At 26, we became chief political adviser to Liberal Party congressman Cornelio Villareal of Capiz, who was then aspiring to become Speaker of the House of Representatives.

He was up against the Nacionalista Party congressman Daniel Romualdez of Leyte, the then incumbent House Speaker and a giant in Leyte politics.

It was an uphill battle as the Nacionalistas won 72 seats in the House while the Liberals had only 27.
Following a thorough review of the political factors, we persuaded some Nacionalista Party congressmen to join the Liberals without the Nacionalistas leaving their party. We called this coalition the “Allied Majority,” which catapulted Villareal to the speakership.
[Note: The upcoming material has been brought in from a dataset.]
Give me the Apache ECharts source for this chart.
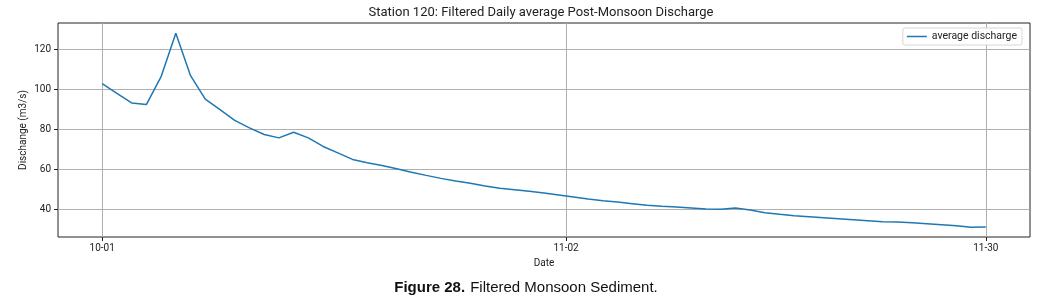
<!DOCTYPE html>
<html>
<head>
<meta charset="utf-8">
<script src="https://cdn.jsdelivr.net/npm/echarts@6/dist/echarts.min.js"></script>
<style>
html,body{margin:0;padding:0;background:#fff;}
#chart{width:1048px;height:304px;}
</style>
</head>
<body>
<div id="chart"></div>
<script>
// average discharge values (m3/s), one per day, Oct 1 .. Nov 30
const discharge = [
  103.0, 98.1, 93.3, 92.5, 106.5, 128.3, 107.0, 95.2, 90.0, 84.6,
  80.8, 77.5, 75.8, 78.6, 75.8, 71.5, 68.3, 65.0, 63.3, 62.0,
  60.3, 58.6, 57.0, 55.5, 54.2, 53.0, 51.7, 50.6, 49.8, 49.0,
  48.2, 47.2, 46.2, 45.2, 44.3, 43.6, 42.8, 42.0, 41.5, 41.1,
  40.6, 40.1, 40.0, 40.6, 39.6, 38.3, 37.5, 36.8, 36.3, 35.8,
  35.3, 34.8, 34.3, 33.8, 33.6, 33.3, 32.8, 32.3, 31.8, 31.0,
  31.1
];
// x tick labels and their day-index positions
const xTickLabels = ['10-01', '11-02', '11-30'];
const xTickValues = [0, 31.5, 60];
// y tick values
const yTickValues = [40, 60, 80, 100, 120];

const seriesData = discharge.map((v, i) => [i, v]);
const xLabelMap = {};
xTickValues.forEach((v, i) => { xLabelMap[v] = xTickLabels[i]; });

const chart = echarts.init(document.getElementById('chart'), null, {renderer: 'canvas'});
const font = 'Roboto, "DejaVu Sans", sans-serif';
chart.setOption({
  animation: false,
  backgroundColor: '#ffffff',
  title: [
    {
      text: 'Station 120: Filtered Daily average Post-Monsoon Discharge',
      left: 541, top: 6, padding: 0, textAlign: 'center',
      textStyle: {fontFamily: font, fontSize: 13, fontWeight: 'normal', color: '#222'}
    },
    {
      text: '{b|Figure 28.} {n|Filtered Monsoon Sediment.}',
      left: 526, top: 279, padding: 0, textAlign: 'center',
      textStyle: {
        rich: {
          b: {fontFamily: '"Liberation Sans", Arial, sans-serif', fontSize: 15, fontWeight: 'bold', color: '#111'},
          n: {fontFamily: '"Liberation Sans", Arial, sans-serif', fontSize: 15, fontWeight: 'normal', color: '#111'}
        }
      }
    }
  ],
  legend: {
    right: 26, top: 28,
    orient: 'vertical',
    itemWidth: 20, itemHeight: 1.5,
    itemGap: 4,
    padding: [3, 5, 3, 4],
    borderColor: '#d6d6d6', borderWidth: 1, borderRadius: 2,
    backgroundColor: 'rgba(255,255,255,0.85)',
    textStyle: {fontFamily: font, fontSize: 10.5, color: '#222'},
    data: [{name: 'average discharge', icon: 'rect'}]
  },
  grid: {
    left: 58, right: 18, top: 23, bottom: 67,
    show: true, borderColor: '#222', borderWidth: 1, backgroundColor: 'transparent'
  },
  xAxis: {
    type: 'value', min: -3, max: 63,
    name: 'Date', nameLocation: 'middle', nameGap: 21, nameMoveOverlap: false,
    nameTextStyle: {fontFamily: font, fontSize: 10, color: '#222'},
    axisLine: {show: false, onZero: false},
    axisTick: {show: true, customValues: xTickValues, length: 4, lineStyle: {color: '#222'}},
    axisLabel: {customValues: xTickValues, fontFamily: font, fontSize: 10, color: '#222', margin: 6,
      formatter: v => xLabelMap[v] || ''},
    splitLine: {show: true, lineStyle: {color: '#b0b0b0', width: 1}}
  },
  yAxis: {
    type: 'value', min: 26.1, max: 133.4,
    name: 'Dischange (m3/s)', nameLocation: 'middle', nameGap: 30, nameMoveOverlap: false,
    nameTextStyle: {fontFamily: font, fontSize: 10, color: '#222'},
    axisLine: {show: false, onZero: false},
    axisTick: {show: true, customValues: yTickValues, length: 4, lineStyle: {color: '#222'}},
    axisLabel: {customValues: yTickValues, fontFamily: font, fontSize: 10, color: '#222', margin: 7},
    splitLine: {show: true, lineStyle: {color: '#b0b0b0', width: 1}}
  },
  series: [{
    name: 'average discharge',
    type: 'line',
    data: seriesData,
    showSymbol: false,
    symbol: 'none',
    lineStyle: {color: '#1f77b4', width: 1.5},
    itemStyle: {color: '#1f77b4'}
  }]
});
</script>
</body>
</html>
Cornelio Villareal, popularly known as Kune, served as representative of Capiz for some 60 years. His political career began when he was elected delegate to the 1935 Constitutional Convention. His last stint as congressman was in 1987, where, at 83, he was the oldest member of the 8th Congress. He was a valued ally of the late Speaker Eugenio Perez, last Speaker of the Commonwealth and the first Speaker of the Philippine Republic.

We had fond memories of the late Manong Kune, as we fondly called him, as his political adviser in 1961 and then as his colleague in the House of Representatives in 1969 and in 1987.

We were elected congressman of Pangasinan for the first time in 1969, at the age of 32.

Our first political campaign, however, was when we were 22, not as a candidate but as a campaign leader of Dr. Francisco Duque when he ran for governor of Pangasinan. He later served as Health Secretary in the President Diosdado Macapagal administration.

We are forever grateful to God and the Filipino people for the honor to serve our country and to help advance the causes of peace, development, dialogue, understanding, and cooperation in Asia and the international community.

Indeed, our Rainbow Coalition, which we initiated, enabled us during our time to be elected five times as Speaker of the House of Representatives.